## Information supplied:
++++++++

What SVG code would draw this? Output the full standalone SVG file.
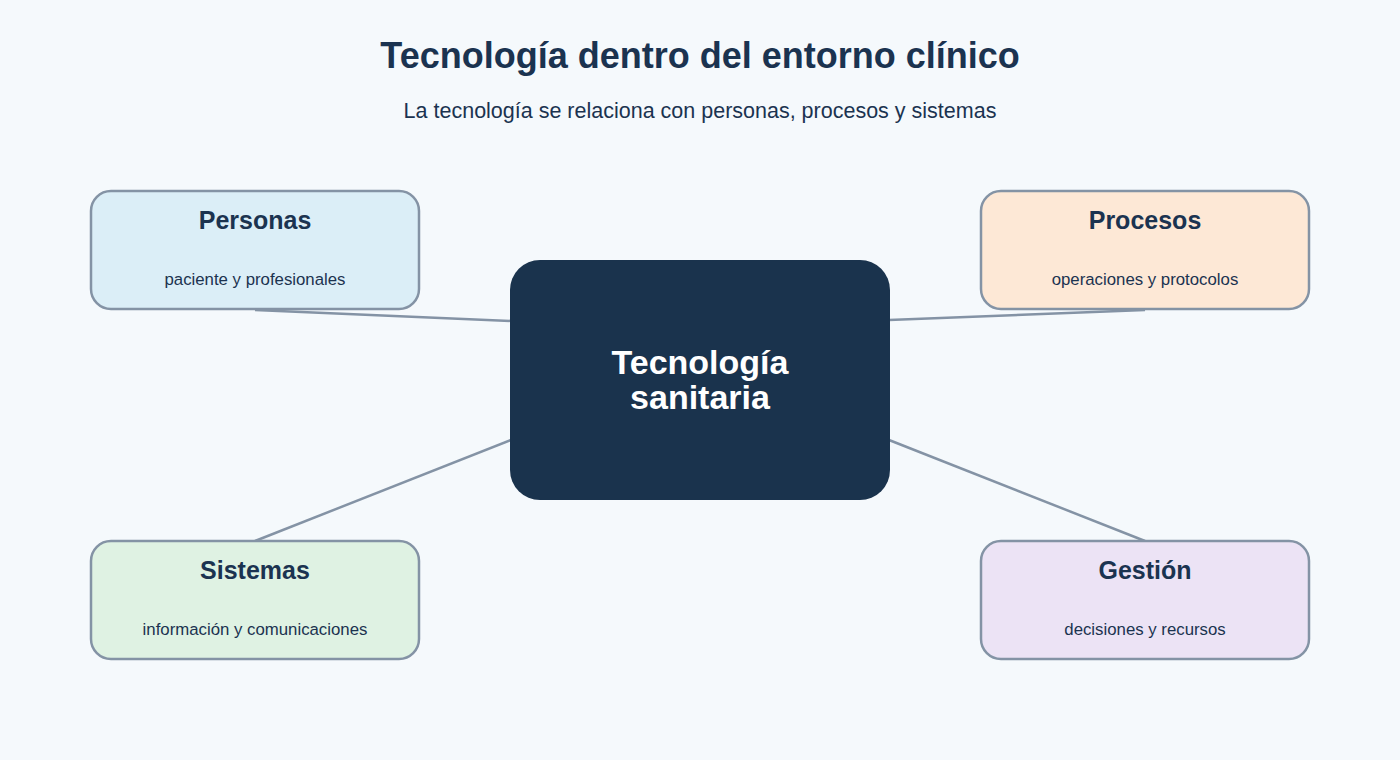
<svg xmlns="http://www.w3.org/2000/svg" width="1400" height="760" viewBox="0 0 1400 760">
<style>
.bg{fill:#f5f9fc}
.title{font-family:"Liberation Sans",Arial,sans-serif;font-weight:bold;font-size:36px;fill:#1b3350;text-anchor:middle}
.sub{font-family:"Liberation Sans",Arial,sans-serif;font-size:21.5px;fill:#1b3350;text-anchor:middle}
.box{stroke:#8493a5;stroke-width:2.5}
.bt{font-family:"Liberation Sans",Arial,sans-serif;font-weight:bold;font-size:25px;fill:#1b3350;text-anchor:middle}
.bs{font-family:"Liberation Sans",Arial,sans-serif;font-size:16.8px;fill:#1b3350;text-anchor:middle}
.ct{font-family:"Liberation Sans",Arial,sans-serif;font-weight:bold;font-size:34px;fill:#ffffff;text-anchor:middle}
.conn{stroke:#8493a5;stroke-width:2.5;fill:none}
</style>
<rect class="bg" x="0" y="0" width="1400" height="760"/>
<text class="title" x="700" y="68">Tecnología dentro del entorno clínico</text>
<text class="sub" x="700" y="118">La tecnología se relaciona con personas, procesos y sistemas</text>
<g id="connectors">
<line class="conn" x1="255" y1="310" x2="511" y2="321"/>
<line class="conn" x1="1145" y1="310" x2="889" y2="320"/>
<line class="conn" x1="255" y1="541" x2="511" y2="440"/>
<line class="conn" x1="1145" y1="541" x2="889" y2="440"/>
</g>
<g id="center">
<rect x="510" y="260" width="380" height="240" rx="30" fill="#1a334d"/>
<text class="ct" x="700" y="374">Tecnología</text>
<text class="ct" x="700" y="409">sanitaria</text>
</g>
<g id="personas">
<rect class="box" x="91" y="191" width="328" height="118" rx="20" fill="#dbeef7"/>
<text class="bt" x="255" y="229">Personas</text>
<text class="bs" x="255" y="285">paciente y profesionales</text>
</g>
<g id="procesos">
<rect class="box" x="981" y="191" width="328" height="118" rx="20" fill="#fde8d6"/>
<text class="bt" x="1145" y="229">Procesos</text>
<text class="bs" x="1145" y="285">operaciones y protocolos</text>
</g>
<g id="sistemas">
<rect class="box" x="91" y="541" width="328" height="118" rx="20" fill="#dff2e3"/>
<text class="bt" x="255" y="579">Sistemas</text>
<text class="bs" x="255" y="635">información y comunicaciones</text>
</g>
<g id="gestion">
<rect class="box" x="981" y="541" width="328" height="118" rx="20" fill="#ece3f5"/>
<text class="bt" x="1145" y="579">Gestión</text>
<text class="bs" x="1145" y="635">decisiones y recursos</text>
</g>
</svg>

++++++++

## Exercise directions:
Copy the listing word for word, excluding its pictures.

## Written solution:
What SVG code would draw this? Output the full standalone SVG file.
<svg xmlns="http://www.w3.org/2000/svg" width="1400" height="760" viewBox="0 0 1400 760">
<style>
.bg{fill:#f5f9fc}
.title{font-family:"Liberation Sans",Arial,sans-serif;font-weight:bold;font-size:36px;fill:#1b3350;text-anchor:middle}
.sub{font-family:"Liberation Sans",Arial,sans-serif;font-size:21.5px;fill:#1b3350;text-anchor:middle}
.box{stroke:#8493a5;stroke-width:2.5}
.bt{font-family:"Liberation Sans",Arial,sans-serif;font-weight:bold;font-size:25px;fill:#1b3350;text-anchor:middle}
.bs{font-family:"Liberation Sans",Arial,sans-serif;font-size:16.8px;fill:#1b3350;text-anchor:middle}
.ct{font-family:"Liberation Sans",Arial,sans-serif;font-weight:bold;font-size:34px;fill:#ffffff;text-anchor:middle}
.conn{stroke:#8493a5;stroke-width:2.5;fill:none}
</style>
<rect class="bg" x="0" y="0" width="1400" height="760"/>
<text class="title" x="700" y="68">Tecnología dentro del entorno clínico</text>
<text class="sub" x="700" y="118">La tecnología se relaciona con personas, procesos y sistemas</text>
<g id="connectors">
<line class="conn" x1="255" y1="310" x2="511" y2="321"/>
<line class="conn" x1="1145" y1="310" x2="889" y2="320"/>
<line class="conn" x1="255" y1="541" x2="511" y2="440"/>
<line class="conn" x1="1145" y1="541" x2="889" y2="440"/>
</g>
<g id="center">
<rect x="510" y="260" width="380" height="240" rx="30" fill="#1a334d"/>
<text class="ct" x="700" y="374">Tecnología</text>
<text class="ct" x="700" y="409">sanitaria</text>
</g>
<g id="personas">
<rect class="box" x="91" y="191" width="328" height="118" rx="20" fill="#dbeef7"/>
<text class="bt" x="255" y="229">Personas</text>
<text class="bs" x="255" y="285">paciente y profesionales</text>
</g>
<g id="procesos">
<rect class="box" x="981" y="191" width="328" height="118" rx="20" fill="#fde8d6"/>
<text class="bt" x="1145" y="229">Procesos</text>
<text class="bs" x="1145" y="285">operaciones y protocolos</text>
</g>
<g id="sistemas">
<rect class="box" x="91" y="541" width="328" height="118" rx="20" fill="#dff2e3"/>
<text class="bt" x="255" y="579">Sistemas</text>
<text class="bs" x="255" y="635">información y comunicaciones</text>
</g>
<g id="gestion">
<rect class="box" x="981" y="541" width="328" height="118" rx="20" fill="#ece3f5"/>
<text class="bt" x="1145" y="579">Gestión</text>
<text class="bs" x="1145" y="635">decisiones y recursos</text>
</g>
</svg>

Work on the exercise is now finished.